BRASÍLIA, DF (FOLHAPRESS) - A PGR (Procuradoria-Geral da República) se manifestou a favor da derrubada de uma decisão do STJ (Superior Tribunal de Justiça) que põe em risco, segundo investigadores, casos que vão das ações sobre o 8 de janeiro aos da facção criminosa PCC (Primeiro Comando da Capital).
Em agosto, a Sexta Turma do tribunal entendeu que a polícia não pode solicitar dados diretamente ao Coaf (Conselho de Controle de Atividades Financeiras), também chamado de UIF (Unidade de Inteligência Financeira), sem autorização da Justiça.
Essa decisão, que trata de uma cervejaria investigada no Pará, foi questionada pelo Ministério Público do estado ao STF (Supremo Tribunal Federal), em ação que é relatada pelo ministro Cristiano Zanin. Ainda não há uma decisão dele sobre o caso.
Ao se manifestar nesta quinta-feira (9) no processo, a PGR disse que "não há fundamento razoável" para se considerar ilícitos relatórios do Coaf solicitados a pedido de autoridades que fazem investigação penal.
"A UIF não realiza atos de investigação nem acessa às informações bancárias das pessoas investigadas", diz a manifestação, assinada pela subprocuradora-geral Cláudia Sampaio Marques.
"Os Relatórios de Inteligência Financeira, sejam os emitidos por iniciativa da própria UIF, sejam os emitidos a pedido da autoridade competente, retratam as informações que já estão no banco de dados da unidade de inteligência financeira, previamente repassados pelas instituições financeiras e bancárias", acrescenta.
No posicionamento, a PGR afirma que outros ministros da corte já entenderam que é legal a possibilidade de compartilhamento, sob solicitação das autoridades, dos relatórios de inteligência, desde que essas informações já tenham sido previamente informadas ao Coaf pelas instituições financeiras.
"Como unidade de inteligência financeira, a UIF não tem acesso a movimentações bancárias, sendo mera destinatária de informações que são repassadas pelos setores obrigados", afirma a manifestação.
"Dizendo de outra forma, a UIF não tem acesso a conta bancária das pessoas, não vê os extratos bancários, não tem o detalhamento das contas e das movimentações bancárias e não realiza diligências perante instituições financeiras para a obtenção de informações específicas desta ou daquela pessoa, salvo para algum detalhamento de atividade atípica de lhe seja previamente repassada."
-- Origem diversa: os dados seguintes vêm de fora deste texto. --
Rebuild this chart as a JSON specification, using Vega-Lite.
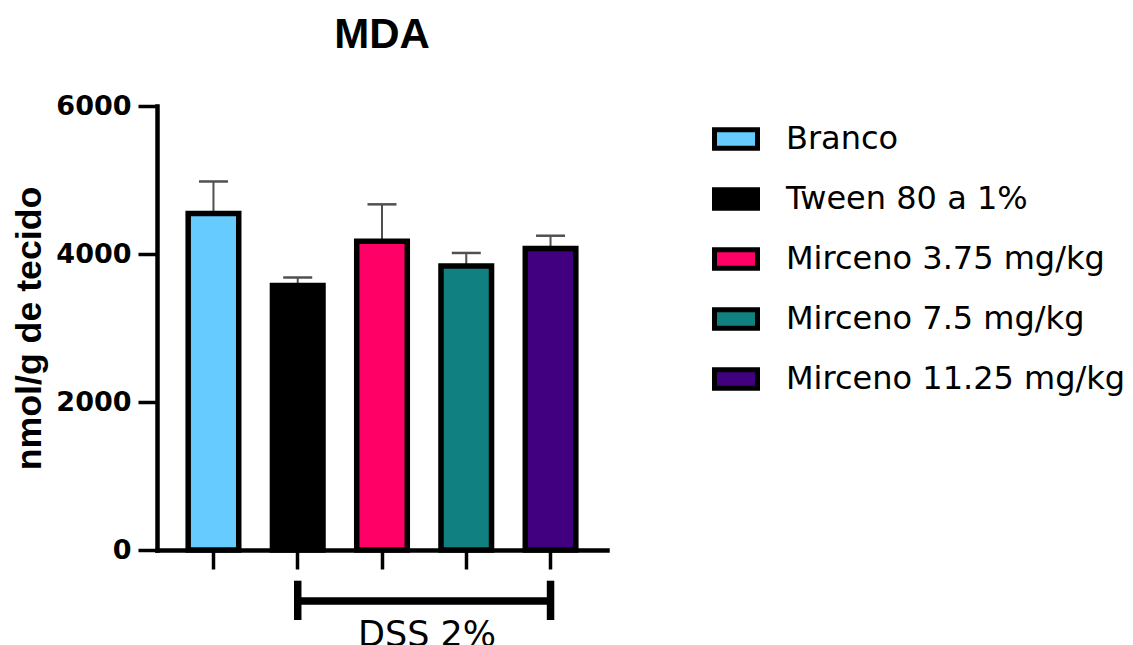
{
  "$schema": "https://vega.github.io/schema/vega-lite/v6.json",
  "width": 450,
  "height": 444,
  "autosize": {"type": "none"},
  "padding": {"left": 157, "top": 106, "right": 526, "bottom": 95},
  "background": "white",
  "title": {
    "text": "MDA",
    "font": "Liberation Sans",
    "fontSize": 42,
    "fontWeight": "bold",
    "color": "black",
    "anchor": "middle",
    "frame": "group",
    "baseline": "bottom",
    "offset": -6.5
  },
  "datasets": {
    "grupos": [
      {"grupo": "Branco", "media": 4547, "sup": 4980},
      {"grupo": "Tween 80 a 1%", "media": 3574, "sup": 3682},
      {"grupo": "Mirceno 3.75 mg/kg", "media": 4173, "sup": 4671},
      {"grupo": "Mirceno 7.5 mg/kg", "media": 3839, "sup": 4014},
      {"grupo": "Mirceno 11.25 mg/kg", "media": 4074, "sup": 4247}
    ],
    "chave": [
      {"inicio": "Tween 80 a 1%", "fim": "Mirceno 11.25 mg/kg", "rotulo": "DSS 2%", "ancora": "Mirceno 3.75 mg/kg"}
    ],
    "pontas": [
      {"ponta": "Tween 80 a 1%"},
      {"ponta": "Mirceno 11.25 mg/kg"}
    ]
  },
  "config": {
    "view": {"stroke": null},
    "axis": {
      "grid": false,
      "domainColor": "black",
      "domainWidth": 4.5,
      "domainCap": "square",
      "tickColor": "black",
      "tickWidth": 3.5,
      "tickSize": 19
    }
  },
  "layer": [
    {
      "data": {"name": "grupos"},
      "mark": {"type": "rule", "color": "#505050", "strokeWidth": 2},
      "encoding": {
        "x": {"field": "grupo", "type": "nominal"},
        "y": {"field": "media", "type": "quantitative"},
        "y2": {"field": "sup"}
      }
    },
    {
      "data": {"name": "grupos"},
      "mark": {"type": "tick", "orient": "horizontal", "color": "#505050", "thickness": 2.5, "size": 29, "opacity": 1},
      "encoding": {
        "x": {"field": "grupo", "type": "nominal"},
        "y": {"field": "sup", "type": "quantitative"}
      }
    },
    {
      "data": {"name": "grupos"},
      "mark": {"type": "bar", "stroke": "black", "strokeWidth": 5.5, "opacity": 1},
      "encoding": {
        "x": {
          "field": "grupo",
          "type": "nominal",
          "sort": null,
          "scale": {
            "domain": ["Branco", "Tween 80 a 1%", "Mirceno 3.75 mg/kg", "Mirceno 7.5 mg/kg", "Mirceno 11.25 mg/kg"],
            "paddingInner": 0.4,
            "paddingOuter": 0.37
          },
          "axis": {"title": null, "labels": false}
        },
        "y": {
          "field": "media",
          "type": "quantitative",
          "scale": {"domain": [0, 6000], "nice": false, "zero": true},
          "axis": {
            "title": "nmol/g de tecido",
            "values": [0, 2000, 4000, 6000],
            "format": "d",
            "labelFont": "DejaVu Sans",
            "labelFontWeight": "bold",
            "labelFontSize": 27,
            "labelColor": "black",
            "labelPadding": 7,
            "titleFont": "Liberation Sans",
            "titleFontSize": 35.7,
            "titleFontWeight": "bold",
            "titleColor": "black",
            "titleBaseline": "alphabetic",
            "titlePadding": 15
          }
        },
        "fill": {
          "field": "grupo",
          "type": "nominal",
          "sort": null,
          "scale": {
            "domain": ["Branco", "Tween 80 a 1%", "Mirceno 3.75 mg/kg", "Mirceno 7.5 mg/kg", "Mirceno 11.25 mg/kg"],
            "range": ["#66CCFF", "#000000", "#FF0066", "#108080", "#40007F"]
          },
          "legend": {
            "orient": "none",
            "legendX": 555,
            "legendY": 9,
            "title": null,
            "padding": 0,
            "symbolType": "M-1,-0.425H1V0.425H-1Z",
            "symbolSize": 1849,
            "symbolStrokeColor": "black",
            "symbolStrokeWidth": 5,
            "symbolOpacity": 1,
            "labelFont": "DejaVu Sans",
            "labelFontSize": 32,
            "labelColor": "black",
            "labelOffset": 26,
            "labelLimit": 500,
            "rowPadding": 16
          }
        }
      }
    },
    {
      "data": {"name": "chave"},
      "mark": {"type": "rule", "color": "black", "strokeWidth": 7.5, "strokeCap": "butt", "yOffset": 51},
      "encoding": {
        "x": {"field": "inicio", "type": "nominal", "bandPosition": 0.5},
        "x2": {"field": "fim", "bandPosition": 0.5},
        "y": {"datum": 0, "type": "quantitative"}
      }
    },
    {
      "data": {"name": "pontas"},
      "mark": {"type": "rule", "color": "black", "strokeWidth": 7.5, "strokeCap": "butt", "yOffset": 30.7, "y2Offset": 70},
      "encoding": {
        "x": {"field": "ponta", "type": "nominal"},
        "y": {"datum": 0, "type": "quantitative"},
        "y2": {"datum": 0}
      }
    },
    {
      "data": {"name": "chave"},
      "mark": {"type": "text", "font": "DejaVu Sans", "fontSize": 35, "color": "black", "baseline": "alphabetic", "align": "center", "dx": 45, "yOffset": 96},
      "encoding": {
        "x": {"field": "ancora", "type": "nominal"},
        "y": {"datum": 0, "type": "quantitative"},
        "text": {"field": "rotulo"}
      }
    }
  ]
}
"A sua atuação é limitada a receber informações que são repassadas pelos entes e setores obrigados por lei. Daí a impossibilidade de que possa agir com o objetivo de realizar investigações disfarçadas."
Como mostrou a Folha de S.Paulo, a decisão do STJ tem potencial, segundo investigadores, para anular investigações de crimes financeiros, lavagem de dinheiro e corrupção, inclusive relacionados ao tráfico de drogas, jogo do bicho e milícias.
A possibilidade de que essa decisão não seja suspensa já causa preocupação generalizada tanto entre integrantes das polícias como dos Ministérios Públicos, que temem anulação em série de casos em andamento.
Delegados da área de combate à lavagem de dinheiro da Polícia Federal fizeram um périplo com ministros do STF nas últimas semanas, para apresentar seus argumentos.
O Ministério Público de São Paulo, também pelo receio do impacto nas investigações, solicitou o ingresso na ação como amicus curiae (entidade interessada), para que possa peticionar e fornecer subsídios ao processo. O MP-SP pede ao ministro Zanin a suspensão da decisão.
"Não se pode ignorar que o Superior Tribunal de Justiça goza de credibilidade inerente à sua missão constitucional e legal de uniformizar a aplicação e a interpretação do direito em todo o território nacional", diz uma peça assinada por Mario Sarrubbo, procurador-geral de Justiça de SP.
Segundo Sarrubbo, é urgente a necessidade de suspender a decisão do STJ, sob risco de prescrição do caso em julgamento.
Os advogados Gustavo Mascarenhas e Vinicius Gomes de Vasconcellos, responsáveis pelo habeas corpus que originou a decisão no STJ, afirmaram à Folha que no caso concreto a PF solicitou as informações apenas dez dias após instaurar o inquérito e sobre um período de seis anos e cinco meses.
Para eles, a medida não "encontra guarida em qualquer fundamento" e não se enquadra no previsto pela decisão do STF de 2019, "visto que os próprios ministros do STF realizaram tal distinção no caso e em outros julgados posteriores".
Sobre a posição do STJ, contra o pedido direto da PF ao Coaf, os advogados afirmam tratar-se do "controle das regras" do processo penal. "Entendemos ter andado bem a Sexta Turma do STJ ao impor controle à autoridade policial, evitando a pescaria indevida de informações."